Businesses Beware: Top Data Privacy Threats in 2026
Why It Matters
These developments raise litigation costs and regulatory fines, forcing businesses to overhaul data‑governance, AI usage, and compliance programs to protect brand reputation and bottom line.
Key Takeaways
- •Zombie privacy laws enable costly class actions
- •Outbound AI inputs risk data leakage and IP exposure
- •Texas and Connecticut impose stricter opt‑in consent thresholds
- •Age‑verification mandates expand beyond adult content sites
- •CCPA audits demand annual cybersecurity reviews for large data
Pulse Analysis
Legacy privacy statutes, often called “zombie” laws, are resurfacing as powerful litigation tools. Although newer frameworks like the CCPA dominate headlines, courts still entertain claims under decades‑old legislation such as California’s Invasion of Privacy Act. For businesses that rely on web tracking or analytics, the risk of class‑action lawsuits and per‑person fines is rising. Emerging scanning software can automatically capture audit trails, yet the underlying compliance gap remains a strategic liability that senior legal teams must address.

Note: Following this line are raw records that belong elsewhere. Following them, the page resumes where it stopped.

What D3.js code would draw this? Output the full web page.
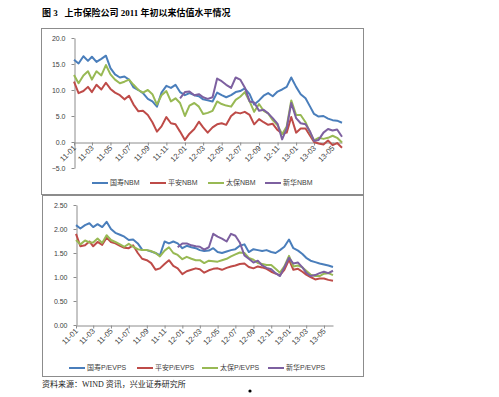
<!DOCTYPE html>
<html>
<head>
<meta charset="utf-8">
<script src="https://cdn.jsdelivr.net/npm/d3@7"></script>
<style>
  body { margin: 0; background: #fff; }
  svg { display: block; }
</style>
</head>
<body>
<svg id="chart" width="499" height="397"></svg>
<script>

// semi-monthly observation dates
const DATES = [
  "2011-01-01","2011-01-16","2011-02-01","2011-02-16","2011-03-01","2011-03-16","2011-04-01","2011-04-16",
  "2011-05-01","2011-05-16","2011-06-01","2011-06-16","2011-07-01","2011-07-16","2011-08-01","2011-08-16",
  "2011-09-01","2011-09-16","2011-10-01","2011-10-16","2011-11-01","2011-11-16","2011-12-01","2011-12-16",
  "2012-01-01","2012-01-16","2012-02-01","2012-02-16","2012-03-01","2012-03-16","2012-04-01","2012-04-16",
  "2012-05-01","2012-05-16","2012-06-01","2012-06-16","2012-07-01","2012-07-16","2012-08-01","2012-08-16",
  "2012-09-01","2012-09-16","2012-10-01","2012-10-16","2012-11-01","2012-11-16","2012-12-01","2012-12-16",
  "2013-01-01","2013-01-16","2013-02-01","2013-02-16","2013-03-01","2013-03-16","2013-04-01","2013-04-16",
  "2013-05-01","2013-05-16","2013-06-01"
];

const NBM_NAMES = ["国寿NBM", "平安NBM", "太保NBM", "新华NBM"];
const PEV_NAMES = ["国寿P/EVPS", "平安P/EVPS", "太保P/EVPS", "新华P/EVPS"];

const NBM_TICKS = [-5, 0, 5, 10, 15, 20];
const PEV_TICKS = [0, 0.5, 1, 1.5, 2, 2.5];

// 新华 listed mid-Dec 2011 -> no values before
const _ = null;

const NBM_GUOSHOU = [15.8,15.1,16.5,15.6,16.4,15.4,16.0,16.6,14.2,13.0,
  12.4,12.6,12.0,10.5,10.0,9.4,8.3,7.8,6.8,9.5,
  10.8,10.4,11.0,9.6,9.0,9.4,9.0,8.8,8.2,8.0,
  7.8,9.5,9.0,8.6,9.0,9.6,9.8,10.3,9.2,7.2,
  8.0,8.9,9.4,8.8,9.7,10.1,10.6,12.4,10.6,9.2,
  8.4,6.8,5.4,4.9,5.0,4.5,4.2,4.1,3.7];
const NBM_PINGAN = [11.6,9.4,9.8,10.6,9.6,11.0,10.1,11.4,10.2,9.5,
  9.0,8.2,8.9,7.2,5.9,6.0,5.2,3.8,2.0,3.0,
  4.8,3.6,3.4,2.0,0.4,1.6,2.5,3.9,2.8,1.8,
  2.8,3.4,3.6,3.3,5.0,5.7,5.5,5.8,5.2,3.4,
  4.4,3.8,3.3,3.5,2.3,1.6,1.8,4.8,1.8,2.6,
  2.6,1.2,0.0,-0.3,-0.5,0.3,-0.6,-0.2,-1.1];
const NBM_TAIBAO = [12.9,11.3,12.8,13.6,12.0,13.6,12.8,14.8,13.0,12.0,
  11.3,11.6,12.0,11.0,10.0,9.5,10.0,9.2,7.2,9.0,
  9.8,7.8,8.4,7.5,5.0,7.0,7.5,6.8,5.4,5.6,
  6.0,7.8,7.3,7.0,6.8,8.1,8.7,9.6,7.8,5.8,
  7.3,6.0,5.5,4.2,3.2,1.5,3.0,8.0,5.2,5.2,
  3.8,1.8,0.3,0.8,0.6,0.8,1.2,0.8,-0.1];
const NBM_XINHUA = [_,_,_,_,_,_,_,_,_,_,
  _,_,_,_,_,_,_,_,_,_,
  _,_,_,8.4,9.6,9.7,9.0,9.2,8.6,8.3,
  8.6,12.2,11.7,11.0,10.4,12.4,12.0,10.5,7.8,7.6,
  6.0,6.2,5.5,4.6,3.5,0.5,2.6,7.5,4.6,3.6,
  3.4,2.0,0.2,0.4,1.8,2.5,2.2,2.4,1.0];

const PEV_GUOSHOU = [2.08,2.01,2.08,2.12,2.04,2.10,2.04,2.15,2.00,1.92,
  1.88,1.84,1.77,1.78,1.70,1.57,1.56,1.53,1.50,1.45,
  1.74,1.70,1.74,1.70,1.60,1.65,1.62,1.60,1.56,1.54,
  1.55,1.60,1.52,1.50,1.53,1.56,1.58,1.65,1.68,1.52,
  1.58,1.56,1.54,1.56,1.52,1.50,1.56,1.63,1.78,1.60,
  1.55,1.48,1.40,1.34,1.31,1.28,1.26,1.24,1.21];
const PEV_PINGAN = [1.90,1.64,1.66,1.74,1.64,1.73,1.67,1.82,1.73,1.70,
  1.65,1.61,1.60,1.66,1.50,1.38,1.35,1.29,1.15,1.18,
  1.27,1.35,1.23,1.18,1.06,1.12,1.15,1.18,1.16,1.09,
  1.14,1.17,1.18,1.15,1.19,1.22,1.24,1.27,1.28,1.21,
  1.18,1.22,1.20,1.17,1.11,1.07,1.04,1.15,1.36,1.15,
  1.17,1.11,1.05,1.00,0.95,0.97,0.97,0.94,0.92];
const PEV_TAIBAO = [1.77,1.68,1.76,1.72,1.72,1.80,1.71,1.87,1.77,1.73,
  1.68,1.63,1.69,1.63,1.58,1.56,1.56,1.54,1.50,1.43,
  1.55,1.62,1.50,1.46,1.37,1.42,1.38,1.35,1.35,1.29,
  1.34,1.33,1.32,1.35,1.38,1.43,1.47,1.51,1.50,1.40,
  1.36,1.29,1.27,1.25,1.25,1.17,1.09,1.22,1.44,1.22,
  1.24,1.20,1.13,1.05,1.02,1.02,1.07,1.08,1.04];
const PEV_XINHUA = [_,_,_,_,_,_,_,_,_,_,
  _,_,_,_,_,_,_,_,_,_,
  _,_,_,1.62,1.70,1.70,1.66,1.64,1.63,1.57,
  1.62,1.90,1.84,1.80,1.74,1.90,1.86,1.72,1.45,1.38,
  1.30,1.34,1.24,1.19,1.16,1.08,1.02,1.20,1.40,1.28,
  1.30,1.20,1.09,1.02,1.04,1.08,1.11,1.08,1.13];

const COLORS = ["#4a7ebb", "#be4b48", "#98b954", "#7d60a0"];

const parseDate = d3.timeParse("%Y-%m-%d");
const svg = d3.select("#chart");

function drawPanel(opt) {
  const dates = DATES.map(parseDate);
  const g = svg.append("g");

  g.append("rect")
    .attr("x", opt.frame[0] + 0.5).attr("y", opt.frame[1] + 0.5)
    .attr("width", opt.frame[2]).attr("height", opt.frame[3])
    .attr("fill", "none").attr("stroke", "#8c8c8c");

  const x = d3.scaleTime()
    .domain([dates[0], dates[dates.length - 1]])
    .range(opt.xRange);
  const y = d3.scaleLinear()
    .domain(d3.extent(opt.yTicks))
    .range(opt.yRange);

  const yAxis = g.append("g")
    .attr("transform", `translate(${opt.xRange[0] + 0.5},0)`)
    .call(d3.axisLeft(y).tickValues(opt.yTicks).tickFormat(d3.format(opt.fmt))
      .tickSize(3).tickSizeOuter(0).tickPadding(6));

  const xAxis = g.append("g")
    .attr("transform", `translate(0,${Math.round(y(0)) + 0.5})`)
    .call(d3.axisBottom(x).ticks(d3.timeMonth.every(2)).tickFormat(d3.timeFormat("%y-%m"))
      .tickSize(3).tickSizeOuter(0));

  [yAxis, xAxis].forEach(a => {
    a.select(".domain").attr("stroke", "#8c8c8c");
    a.selectAll(".tick line").attr("stroke", "#8c8c8c");
    a.selectAll("text").attr("fill", "#404040")
      .style("font", "7px 'Liberation Sans', Arial, sans-serif");
  });

  // rotated month labels, a bit larger like the original
  xAxis.selectAll("text")
    .attr("x", -3).attr("y", 3).attr("dy", "0.35em")
    .attr("text-anchor", "end")
    .attr("transform", "rotate(-45)")
    .style("font-size", "7.6px");

  const line = d3.line()
    .defined(d => d[1] != null)
    .x(d => x(d[0]))
    .y(d => y(d[1]));

  opt.series.forEach((s, k) => {
    g.append("path")
      .datum(s.map((v, i) => [dates[i], v]))
      .attr("fill", "none")
      .attr("stroke", COLORS[k])
      .attr("stroke-width", 2)
      .attr("stroke-linejoin", "round")
      .attr("d", line);
  });

  // legend
  const lg = g.append("g").attr("transform", `translate(0,${opt.legendY})`);
  opt.names.forEach((name, k) => {
    const x0 = opt.legendX[k];
    lg.append("line")
      .attr("x1", x0).attr("x2", x0 + 16)
      .attr("stroke", COLORS[k]).attr("stroke-width", 2);
    lg.append("text")
      .attr("x", x0 + 18).attr("dy", "0.35em")
      .attr("fill", "#404040")
      .style("font", "7px 'Liberation Sans', 'Noto Sans CJK SC', sans-serif")
      .text(name);
  });
}

drawPanel({
  frame: [41, 28, 322, 166],
  xRange: [74, 342],
  yRange: [168, 38],
  yTicks: NBM_TICKS,
  fmt: ".1f",
  series: [NBM_GUOSHOU, NBM_PINGAN, NBM_TAIBAO, NBM_XINHUA],
  names: NBM_NAMES,
  legendX: [92, 150, 208, 265],
  legendY: 183
});

drawPanel({
  frame: [42, 195, 321, 181],
  xRange: [76, 333],
  yRange: [325, 205],
  yTicks: PEV_TICKS,
  fmt: ".2f",
  series: [PEV_GUOSHOU, PEV_PINGAN, PEV_TAIBAO, PEV_XINHUA],
  names: PEV_NAMES,
  legendX: [69, 137, 202, 268],
  legendY: 368
});

// title and source
svg.append("text")
  .attr("x", 42).attr("y", 16)
  .attr("fill", "#000")
  .style("font", "bold 9px 'Liberation Serif', 'Noto Sans CJK SC', serif")
  .attr("xml:space", "preserve")
  .text("图 3   上市保险公司 2011 年初以来估值水平情况");

svg.append("text")
  .attr("x", 42).attr("y", 387)
  .attr("fill", "#222")
  .style("font", "8px 'Liberation Serif', 'Noto Sans CJK SC', serif")
  .text("资料来源：WIND 资讯，兴业证券研究所");

svg.append("circle")
  .attr("cx", 250).attr("cy", 391).attr("r", 1.6)
  .attr("fill", "#000");

</script>
</body>
</html>
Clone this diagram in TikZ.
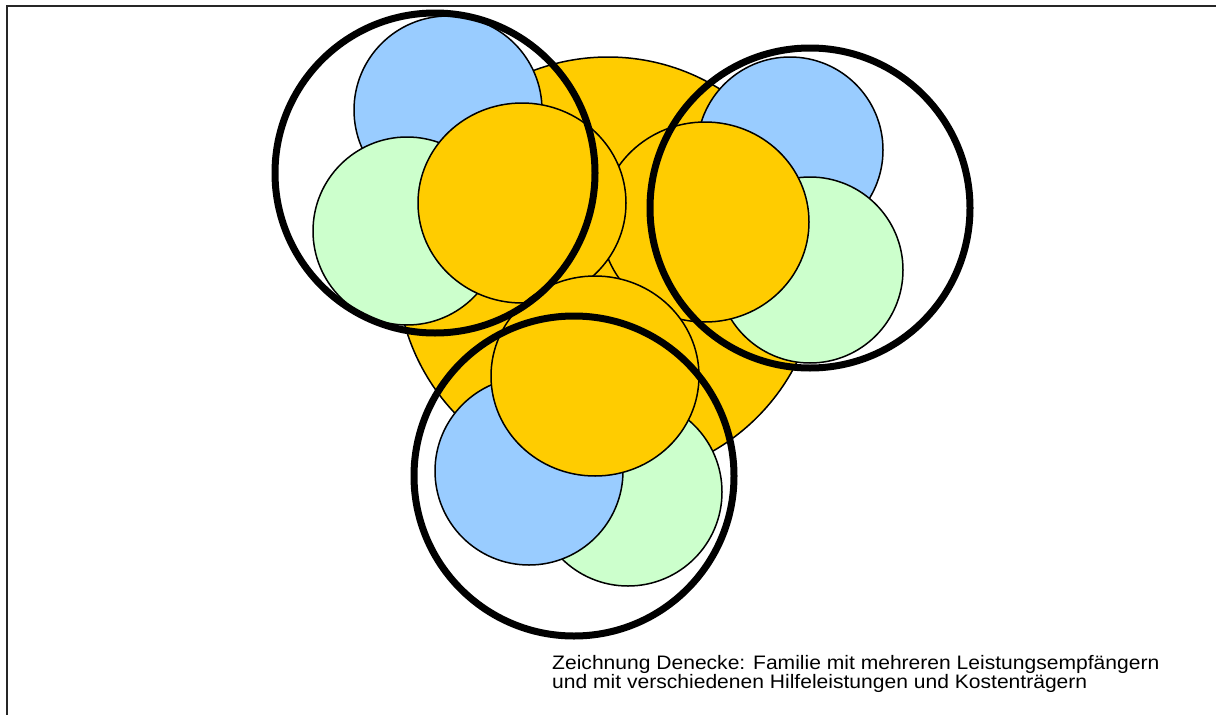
\documentclass[tikz,border=0pt]{standalone}
\usepackage{fontspec}
\setmainfont{Liberation Sans}
\definecolor{famorange}{HTML}{FFCC00}
\definecolor{hilfeblue}{HTML}{99CCFF}
\definecolor{kostengreen}{HTML}{CCFFCC}
\begin{document}
\begin{tikzpicture}[x=1pt, y=-1pt,
        person/.style={draw=black, line width=1.5pt, fill=famorange},
        hilfe/.style={draw=black, line width=1.5pt, fill=hilfeblue},
        kosten/.style={draw=black, line width=1.5pt, fill=kostengreen},
        fallring/.style={draw=black, line width=7pt},
        caption/.style={inner sep=0pt, align=left, xscale=1.08, font=\fontsize{19.5}{17.5}\selectfont}
      ]

\clip (0,0) rectangle (1216,715);
\draw[line width=2.6pt, draw=black!85] (7,740) -- (7,6) -- (1240,6);

% Familie
\path[person] (608,268) circle[radius=211];

% rechts oben
\path[hilfe] (790,150) circle[radius=93];
\path[kosten] (810,270) circle[radius=93];
\path[person] (705,222) ellipse[x radius=104, y radius=100];

% links oben
\path[hilfe] (448,110) circle[radius=94];
\path[kosten] (407,231) circle[radius=94];
\path[person] (522,203) ellipse[x radius=104, y radius=100];

% unten
\path[kosten] (628,492) circle[radius=94];
\path[hilfe] (529,471) circle[radius=94];
\path[person] (595,376) ellipse[x radius=104, y radius=100];

% Leistungsempfaenger
\path[fallring] (435,173) circle[radius=160];
\path[fallring] (810,208) circle[radius=160];
\path[fallring] (574,476) circle[radius=160];

\node[caption, anchor=north west] (legende) at (552,655) {Zeichnung Denecke: Familie mit mehreren Leistungsempfängern\\und mit verschiedenen Hilfeleistungen und Kostenträgern};

\end{tikzpicture}
\end{document}
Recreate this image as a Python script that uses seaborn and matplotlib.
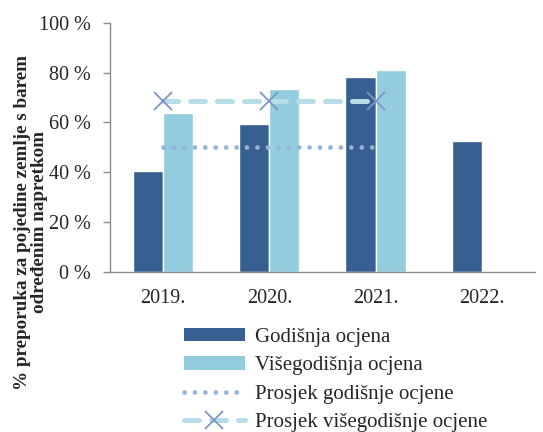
import numpy as np
import pandas as pd
import matplotlib
matplotlib.use("Agg")
import matplotlib.pyplot as plt
import seaborn as sns
from matplotlib.lines import Line2D
from matplotlib.patches import Patch

years = ["2019.", "2020.", "2021.", "2022."]
godisnja = [40.5, 59.2, 78.1, 52.4]
visegodisnja = [63.6, 73.4, 80.9, np.nan]
prosjek_god = [50.0, 50.0, 50.0]
prosjek_visegod = [68.7, 68.7, 68.7]

series_names = ["Godišnja ocjena", "Višegodišnja ocjena",
                "Prosjek godišnje ocjene", "Prosjek višegodišnje ocjene"]

df = pd.DataFrame({
    "year": years * 2,
    "value": godisnja + visegodisnja,
    "serie": [series_names[0]] * 4 + [series_names[1]] * 4,
})

sns.set_style("white")
plt.rcParams["font.family"] = ["Liberation Serif", "DejaVu Serif"]

c_dark = "#375f91"
c_light = "#93cddd"
c_dot = "#95b3d7"
c_dash = "#b7dee8"
c_x = "#7d95c7"
grey = "#8c8c8c"

dot_style = dict(linestyle=(0, (0.01, 2.2)), linewidth=3.4, color=c_dot,
                 dash_capstyle="round")
dash_style = dict(linestyle=(0, (3, 2.4)), linewidth=3.6, color=c_dash,
                  dash_capstyle="round")

fig = plt.figure(figsize=(5.43, 4.32), dpi=100)
ax = fig.add_axes([0.2026, 0.3704, 0.7824, 0.5771])

sns.barplot(data=df, x="year", y="value", hue="serie",
            palette=[c_dark, c_light], width=0.566, gap=0,
            saturation=1, ax=ax, legend=False)

xs = [0, 1, 2]
ax.plot(xs, prosjek_god, zorder=3, **dot_style)
ax.plot(xs, prosjek_visegod, zorder=3, **dash_style)
ax.plot(xs, prosjek_visegod, linestyle="none", marker="x", markersize=13,
        markeredgewidth=1.3, color=c_x, zorder=4)

ax.set_xlim(-0.5, 3.5)
ax.set_ylim(0, 100)
ax.set_yticks(np.arange(0, 101, 20))
ax.set_yticklabels([f"{v} %" for v in range(0, 101, 20)], fontsize=14.5)
ax.set_xticks(range(4))
ax.set_xticklabels(years, fontsize=14.5)
ax.set_xticks(np.arange(-0.5, 3.6, 1), minor=True)
ax.tick_params(axis="x", which="major", length=0, pad=12)
ax.tick_params(axis="x", which="minor", length=5, color=grey, width=1)
ax.tick_params(axis="y", length=5, color=grey, width=1, left=True, pad=9)

for s in ["top", "right"]:
    ax.spines[s].set_visible(False)
for s in ["left", "bottom"]:
    ax.spines[s].set_color(grey)
    ax.spines[s].set_linewidth(1)

ax.set_xlabel("")
ax.set_ylabel("% preporuka za pojedine zemlje s barem\nodređenim napretkom",
              fontsize=13.8, fontweight="bold", linespacing=1.0)
ax.yaxis.set_label_coords(-0.146, 0.2)

handles = [
    Patch(facecolor=c_dark, edgecolor="none"),
    Patch(facecolor=c_light, edgecolor="none"),
    Line2D([], [], **dot_style),
    Line2D([], [], marker="x", markersize=13, markeredgewidth=1.3,
           markeredgecolor=c_x, **dash_style),
]
fig.legend(handles, series_names, loc="upper left",
           bbox_to_anchor=(0.32, 0.265), frameon=False, fontsize=15,
           handlelength=2.9, handleheight=0.6, labelspacing=0.45,
           handletextpad=0.5, borderpad=0)

fig.savefig("out.png", dpi=100)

The surge in AI adoption introduces a parallel privacy frontier. Companies routinely feed proprietary data into third‑party models, assuming contractual safeguards are sufficient. In reality, most AI service agreements lack true confidentiality clauses, and input logs are often retained indefinitely and deemed discoverable. This exposure threatens both sensitive consumer information and core intellectual property. Mitigation strategies include deploying on‑premise or dedicated‑cloud AI instances, enforcing strict internal use policies, and regularly auditing data flows to ensure no inadvertent training on confidential material.
State‑level enforcement is tightening across the board. Texas and Connecticut now require explicit opt‑in consent for data sharing, with thresholds that can capture midsize firms well below the federal CCPA revenue bar. Simultaneously, age‑verification mandates are expanding beyond adult‑content sites, compelling any platform with teen users to implement robust checks. California’s latest amendments add annual cybersecurity audits for entities holding 250,000 consumer records and pre‑use AI notices. Companies that proactively conduct risk assessments, document compliance procedures, and invest in automated evidence‑generation tools will navigate these layered obligations more efficiently, preserving both compliance posture and competitive advantage.